OTTAWA — The Liberal government has tabled legislation to help ensure judges are trained in sexual assault law — a bill that mirrors one originally championed by former interim Conservative leader Rona Ambrose.
The new bill, if passed, would require all newly appointed provincial superior court judges to receive the training, including learning about rape myths and stereotypes and how to make sure biases about race, gender and other social factors do not influence their decision-making.
Justice Minister David Lametti said the legislation could boost confidence in the justice system for sexual assault survivors and the Canadian public.
“This is a necessary bill. This is a bill that will make our system more just,” Lametti told reporters Tuesday in Ottawa.
“In this day and age, it is critical that all of us who serve the public are equipped with the right tools and understanding to ensure everyone is treated with the respect and dignity they deserve.”
The proposed legislation would also require the Canadian Judicial Council to report on ongoing efforts to provide similar training to sitting judges and it would change the Criminal Code to ensure judges are putting their reasons on the record when they decide sexual assault cases.
These measures add accountability and give those already serving as judges an incentive to take part in sexual assault legal training, Lametti says.
The proposed legislation revives a private member’s bill originally put forward by Ambrose when she was interim Conservative leader.
That bill had cross-partisan support, but after being stalled in the Senate, died when Parliament dissolved ahead of the federal election.
Ambrose blamed a “group of old boys” in the Senate for blocking passage of the bill, a group that included mainly Conservative senators.
Now that it has been reintroduced as a government bill, it will have more heft, Ambrose says.
“It makes a big difference in how the Senate can treat it and how serious, even, stakeholders will take it,” she said in an interview Tuesday.
“That the justice minister stood up and said this is necessary sends a huge message … Every judge in this country is hearing this today.”
Far too many women simply do not report these crimes and far too many women have experienced negative outcomes in courtrooms when they do, Ambrose said
She pointed to the trial for the 2011 death of Cindy Gladue, a Metis and Cree woman from Edmonton. The jury repeatedly heard Gladue referred to as a “prostitute” and a “native” in the courtroom. The trial ended in an acquittal. The Supreme Court ruled in May 2019 that the accused should be retried for manslaughter, but not first-degree murder.
In its ruling, the high court said evidence about Gladue’s sexual history was mishandled and that trial judges should caution juries against relying on prejudices against Indigenous women and girls.
“That is not appropriate language and that is clear in the law, so the judge didn’t actually know the law,” Ambrose said.
Judges are the ultimate arbiter of what happens in a courtroom, so they are the ones who can put a stop anything said or done that violates victims’ rights.

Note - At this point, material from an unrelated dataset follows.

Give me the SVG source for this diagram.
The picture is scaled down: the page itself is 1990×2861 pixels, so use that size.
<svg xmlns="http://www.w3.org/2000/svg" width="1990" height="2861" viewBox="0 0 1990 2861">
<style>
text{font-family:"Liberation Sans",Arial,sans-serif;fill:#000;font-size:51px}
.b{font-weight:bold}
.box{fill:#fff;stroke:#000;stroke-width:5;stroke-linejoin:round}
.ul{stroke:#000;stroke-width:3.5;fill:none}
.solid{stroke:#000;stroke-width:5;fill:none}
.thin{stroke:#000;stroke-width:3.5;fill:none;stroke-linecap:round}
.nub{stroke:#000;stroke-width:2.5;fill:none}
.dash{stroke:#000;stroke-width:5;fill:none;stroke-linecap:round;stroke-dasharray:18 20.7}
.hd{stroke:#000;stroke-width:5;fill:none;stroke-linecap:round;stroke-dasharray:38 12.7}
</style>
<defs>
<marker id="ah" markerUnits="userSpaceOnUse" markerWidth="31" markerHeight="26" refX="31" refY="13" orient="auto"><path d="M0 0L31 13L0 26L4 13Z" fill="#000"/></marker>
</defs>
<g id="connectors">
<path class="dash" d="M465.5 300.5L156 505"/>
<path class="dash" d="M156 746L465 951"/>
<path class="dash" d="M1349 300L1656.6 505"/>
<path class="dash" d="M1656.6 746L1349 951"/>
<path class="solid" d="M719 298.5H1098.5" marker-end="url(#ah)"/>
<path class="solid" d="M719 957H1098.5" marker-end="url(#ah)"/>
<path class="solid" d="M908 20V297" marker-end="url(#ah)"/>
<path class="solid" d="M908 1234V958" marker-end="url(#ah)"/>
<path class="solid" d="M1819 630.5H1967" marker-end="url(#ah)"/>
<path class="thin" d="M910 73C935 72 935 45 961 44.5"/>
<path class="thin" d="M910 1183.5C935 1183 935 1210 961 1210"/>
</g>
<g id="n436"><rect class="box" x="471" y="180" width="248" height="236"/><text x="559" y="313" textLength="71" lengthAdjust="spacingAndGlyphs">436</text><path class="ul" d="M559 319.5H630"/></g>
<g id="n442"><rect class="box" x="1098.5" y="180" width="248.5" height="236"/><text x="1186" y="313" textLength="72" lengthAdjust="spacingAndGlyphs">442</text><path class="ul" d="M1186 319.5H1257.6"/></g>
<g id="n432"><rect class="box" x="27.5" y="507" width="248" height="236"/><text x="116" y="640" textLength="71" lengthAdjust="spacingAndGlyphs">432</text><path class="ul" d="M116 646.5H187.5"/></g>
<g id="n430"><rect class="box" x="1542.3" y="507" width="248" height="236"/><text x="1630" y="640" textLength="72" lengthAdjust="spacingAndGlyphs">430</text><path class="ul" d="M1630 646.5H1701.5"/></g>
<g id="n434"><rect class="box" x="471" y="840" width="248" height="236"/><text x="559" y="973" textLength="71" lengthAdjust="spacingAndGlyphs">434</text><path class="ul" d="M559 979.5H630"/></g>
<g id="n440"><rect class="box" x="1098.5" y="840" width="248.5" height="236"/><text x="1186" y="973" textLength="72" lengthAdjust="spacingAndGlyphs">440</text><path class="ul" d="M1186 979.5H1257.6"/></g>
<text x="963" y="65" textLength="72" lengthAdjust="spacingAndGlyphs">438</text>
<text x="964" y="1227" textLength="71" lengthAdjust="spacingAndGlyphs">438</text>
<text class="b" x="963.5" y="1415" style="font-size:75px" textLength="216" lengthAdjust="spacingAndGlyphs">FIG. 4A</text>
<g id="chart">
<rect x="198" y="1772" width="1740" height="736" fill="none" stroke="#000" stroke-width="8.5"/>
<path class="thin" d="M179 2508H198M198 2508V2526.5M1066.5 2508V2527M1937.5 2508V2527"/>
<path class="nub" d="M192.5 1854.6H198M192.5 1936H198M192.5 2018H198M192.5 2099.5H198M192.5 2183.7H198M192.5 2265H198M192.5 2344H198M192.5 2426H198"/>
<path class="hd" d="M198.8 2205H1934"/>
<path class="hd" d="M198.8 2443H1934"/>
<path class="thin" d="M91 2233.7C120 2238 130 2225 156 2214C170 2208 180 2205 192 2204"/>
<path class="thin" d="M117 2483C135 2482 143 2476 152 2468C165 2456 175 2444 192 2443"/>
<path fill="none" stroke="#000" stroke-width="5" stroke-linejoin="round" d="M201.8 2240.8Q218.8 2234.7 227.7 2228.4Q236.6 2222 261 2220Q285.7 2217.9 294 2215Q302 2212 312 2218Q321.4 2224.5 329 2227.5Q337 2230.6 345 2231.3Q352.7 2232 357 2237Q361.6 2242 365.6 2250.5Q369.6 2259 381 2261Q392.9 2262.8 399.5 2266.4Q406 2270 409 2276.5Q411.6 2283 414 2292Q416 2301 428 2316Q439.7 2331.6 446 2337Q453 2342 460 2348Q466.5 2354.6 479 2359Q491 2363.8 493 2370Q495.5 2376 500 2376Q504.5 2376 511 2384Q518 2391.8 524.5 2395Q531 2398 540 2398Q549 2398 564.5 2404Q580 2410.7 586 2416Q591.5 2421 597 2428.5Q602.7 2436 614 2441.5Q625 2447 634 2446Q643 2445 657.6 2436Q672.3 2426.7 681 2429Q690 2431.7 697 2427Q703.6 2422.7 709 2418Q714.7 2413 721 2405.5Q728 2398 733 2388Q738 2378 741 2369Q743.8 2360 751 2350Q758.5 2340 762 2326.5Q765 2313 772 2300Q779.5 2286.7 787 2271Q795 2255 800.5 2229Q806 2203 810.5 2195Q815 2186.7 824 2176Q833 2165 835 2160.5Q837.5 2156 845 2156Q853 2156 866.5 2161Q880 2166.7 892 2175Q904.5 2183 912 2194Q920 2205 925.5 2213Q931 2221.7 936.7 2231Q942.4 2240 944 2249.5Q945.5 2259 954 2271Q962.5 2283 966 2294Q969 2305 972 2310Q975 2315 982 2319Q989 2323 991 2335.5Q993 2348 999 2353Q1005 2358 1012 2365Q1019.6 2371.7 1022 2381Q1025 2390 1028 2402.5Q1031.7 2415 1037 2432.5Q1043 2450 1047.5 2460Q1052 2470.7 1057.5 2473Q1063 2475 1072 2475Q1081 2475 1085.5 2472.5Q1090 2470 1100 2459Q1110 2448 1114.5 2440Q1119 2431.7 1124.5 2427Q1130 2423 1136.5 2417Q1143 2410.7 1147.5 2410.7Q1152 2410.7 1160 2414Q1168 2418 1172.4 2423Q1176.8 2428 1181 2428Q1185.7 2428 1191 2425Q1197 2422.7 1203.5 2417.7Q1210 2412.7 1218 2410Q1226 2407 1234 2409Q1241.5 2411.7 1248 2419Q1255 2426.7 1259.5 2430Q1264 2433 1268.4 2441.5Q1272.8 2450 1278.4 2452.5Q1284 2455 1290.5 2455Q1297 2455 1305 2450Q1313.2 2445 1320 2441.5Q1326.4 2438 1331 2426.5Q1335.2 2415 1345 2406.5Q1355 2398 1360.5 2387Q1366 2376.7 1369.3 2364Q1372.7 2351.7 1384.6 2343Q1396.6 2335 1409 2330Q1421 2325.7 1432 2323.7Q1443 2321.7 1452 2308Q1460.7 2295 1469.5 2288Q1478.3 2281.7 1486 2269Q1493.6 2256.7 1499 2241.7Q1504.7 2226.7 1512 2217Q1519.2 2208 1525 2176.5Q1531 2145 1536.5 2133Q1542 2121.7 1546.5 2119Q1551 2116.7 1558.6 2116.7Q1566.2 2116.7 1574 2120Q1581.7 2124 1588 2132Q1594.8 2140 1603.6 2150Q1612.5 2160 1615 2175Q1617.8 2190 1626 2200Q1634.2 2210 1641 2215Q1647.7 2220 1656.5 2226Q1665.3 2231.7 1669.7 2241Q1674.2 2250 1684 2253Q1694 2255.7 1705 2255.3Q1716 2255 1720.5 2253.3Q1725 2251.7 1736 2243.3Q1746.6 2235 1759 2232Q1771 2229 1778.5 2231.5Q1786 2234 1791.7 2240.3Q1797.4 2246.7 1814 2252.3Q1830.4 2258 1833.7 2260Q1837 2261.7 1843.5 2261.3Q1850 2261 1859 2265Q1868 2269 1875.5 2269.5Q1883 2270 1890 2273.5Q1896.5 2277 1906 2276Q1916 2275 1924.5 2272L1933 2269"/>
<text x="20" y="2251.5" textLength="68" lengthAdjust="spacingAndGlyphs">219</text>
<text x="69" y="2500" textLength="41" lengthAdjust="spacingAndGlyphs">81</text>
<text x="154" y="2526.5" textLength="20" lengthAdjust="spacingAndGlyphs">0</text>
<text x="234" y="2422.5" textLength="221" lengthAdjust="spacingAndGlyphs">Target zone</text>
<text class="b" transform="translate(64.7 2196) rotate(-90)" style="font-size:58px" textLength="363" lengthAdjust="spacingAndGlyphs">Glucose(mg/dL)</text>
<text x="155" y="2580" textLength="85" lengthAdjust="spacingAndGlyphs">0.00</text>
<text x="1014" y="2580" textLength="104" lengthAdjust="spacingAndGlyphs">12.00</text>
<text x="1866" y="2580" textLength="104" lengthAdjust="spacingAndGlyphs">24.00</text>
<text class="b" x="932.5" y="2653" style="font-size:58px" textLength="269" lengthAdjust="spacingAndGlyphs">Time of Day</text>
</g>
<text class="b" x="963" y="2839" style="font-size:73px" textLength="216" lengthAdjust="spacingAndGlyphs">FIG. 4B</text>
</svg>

“That’s why I targeted judges because they are the most senior people and they oversee the trials,” Ambrose said.
She thanked politicians of every political stripe in the House of Commons, including Prime Minister Justin Trudeau, Conservative Leader Andrew Scheer, former NDP Leader Tom Mulcair, who co-sponsored her original private member’s bill, and others for supporting this initiative as a way to support vulnerable women to feel more confident to report sexual assault crimes.
She says she hasn’t spoken to her Conservative senators to determine if they will try to block this new bill, but she remains optimistic they will see the wide support for the bill.
“I think we’ve made the case that Canadians support this bill wholeheartedly … and I think we’ll continue to make our case to those who might not believe it’s not necessary.”